PROBLEM STATEMENT: Every line of the material below should be repeated exactly.

DATASET CONTENT:

━━━━━━━━━━━━━━━━

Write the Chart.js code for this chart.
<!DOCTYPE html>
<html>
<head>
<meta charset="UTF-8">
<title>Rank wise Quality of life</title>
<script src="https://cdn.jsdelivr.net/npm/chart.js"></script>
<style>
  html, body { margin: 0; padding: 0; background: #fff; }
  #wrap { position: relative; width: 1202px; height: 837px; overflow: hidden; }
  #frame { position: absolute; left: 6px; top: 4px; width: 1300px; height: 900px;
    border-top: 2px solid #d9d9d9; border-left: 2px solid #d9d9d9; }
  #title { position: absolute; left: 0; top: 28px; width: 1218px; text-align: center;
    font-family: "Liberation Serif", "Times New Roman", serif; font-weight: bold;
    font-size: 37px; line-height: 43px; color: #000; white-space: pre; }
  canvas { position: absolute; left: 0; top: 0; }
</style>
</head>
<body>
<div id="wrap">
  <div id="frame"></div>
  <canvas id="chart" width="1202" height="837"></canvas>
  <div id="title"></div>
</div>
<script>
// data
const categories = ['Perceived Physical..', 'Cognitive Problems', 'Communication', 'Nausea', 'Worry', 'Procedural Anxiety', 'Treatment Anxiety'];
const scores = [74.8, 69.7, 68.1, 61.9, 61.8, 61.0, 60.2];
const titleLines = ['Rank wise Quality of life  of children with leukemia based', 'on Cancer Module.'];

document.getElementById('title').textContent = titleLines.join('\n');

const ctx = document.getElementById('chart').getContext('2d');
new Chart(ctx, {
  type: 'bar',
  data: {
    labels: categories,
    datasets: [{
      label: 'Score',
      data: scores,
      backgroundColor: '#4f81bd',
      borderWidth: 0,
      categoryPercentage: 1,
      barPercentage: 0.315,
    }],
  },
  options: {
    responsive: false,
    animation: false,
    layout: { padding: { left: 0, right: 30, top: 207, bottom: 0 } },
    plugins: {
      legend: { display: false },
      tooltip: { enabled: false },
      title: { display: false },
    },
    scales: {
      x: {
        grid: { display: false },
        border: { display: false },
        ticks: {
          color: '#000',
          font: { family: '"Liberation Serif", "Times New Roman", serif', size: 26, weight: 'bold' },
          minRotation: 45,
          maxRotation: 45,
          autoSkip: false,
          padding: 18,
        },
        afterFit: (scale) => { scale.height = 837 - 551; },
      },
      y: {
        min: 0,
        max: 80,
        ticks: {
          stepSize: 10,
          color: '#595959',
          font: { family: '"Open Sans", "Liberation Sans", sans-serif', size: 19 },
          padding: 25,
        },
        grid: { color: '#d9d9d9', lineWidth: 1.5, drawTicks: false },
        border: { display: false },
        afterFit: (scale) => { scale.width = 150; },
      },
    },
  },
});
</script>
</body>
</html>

━━━━━━━━━━━━━━━━

FINISHED TASK:
Write the Chart.js code for this chart.
<!DOCTYPE html>
<html>
<head>
<meta charset="UTF-8">
<title>Rank wise Quality of life</title>
<script src="https://cdn.jsdelivr.net/npm/chart.js"></script>
<style>
  html, body { margin: 0; padding: 0; background: #fff; }
  #wrap { position: relative; width: 1202px; height: 837px; overflow: hidden; }
  #frame { position: absolute; left: 6px; top: 4px; width: 1300px; height: 900px;
    border-top: 2px solid #d9d9d9; border-left: 2px solid #d9d9d9; }
  #title { position: absolute; left: 0; top: 28px; width: 1218px; text-align: center;
    font-family: "Liberation Serif", "Times New Roman", serif; font-weight: bold;
    font-size: 37px; line-height: 43px; color: #000; white-space: pre; }
  canvas { position: absolute; left: 0; top: 0; }
</style>
</head>
<body>
<div id="wrap">
  <div id="frame"></div>
  <canvas id="chart" width="1202" height="837"></canvas>
  <div id="title"></div>
</div>
<script>
// data
const categories = ['Perceived Physical..', 'Cognitive Problems', 'Communication', 'Nausea', 'Worry', 'Procedural Anxiety', 'Treatment Anxiety'];
const scores = [74.8, 69.7, 68.1, 61.9, 61.8, 61.0, 60.2];
const titleLines = ['Rank wise Quality of life  of children with leukemia based', 'on Cancer Module.'];

document.getElementById('title').textContent = titleLines.join('\n');

const ctx = document.getElementById('chart').getContext('2d');
new Chart(ctx, {
  type: 'bar',
  data: {
    labels: categories,
    datasets: [{
      label: 'Score',
      data: scores,
      backgroundColor: '#4f81bd',
      borderWidth: 0,
      categoryPercentage: 1,
      barPercentage: 0.315,
    }],
  },
  options: {
    responsive: false,
    animation: false,
    layout: { padding: { left: 0, right: 30, top: 207, bottom: 0 } },
    plugins: {
      legend: { display: false },
      tooltip: { enabled: false },
      title: { display: false },
    },
    scales: {
      x: {
        grid: { display: false },
        border: { display: false },
        ticks: {
          color: '#000',
          font: { family: '"Liberation Serif", "Times New Roman", serif', size: 26, weight: 'bold' },
          minRotation: 45,
          maxRotation: 45,
          autoSkip: false,
          padding: 18,
        },
        afterFit: (scale) => { scale.height = 837 - 551; },
      },
      y: {
        min: 0,
        max: 80,
        ticks: {
          stepSize: 10,
          color: '#595959',
          font: { family: '"Open Sans", "Liberation Sans", sans-serif', size: 19 },
          padding: 25,
        },
        grid: { color: '#d9d9d9', lineWidth: 1.5, drawTicks: false },
        border: { display: false },
        afterFit: (scale) => { scale.width = 150; },
      },
    },
  },
});
</script>
</body>
</html>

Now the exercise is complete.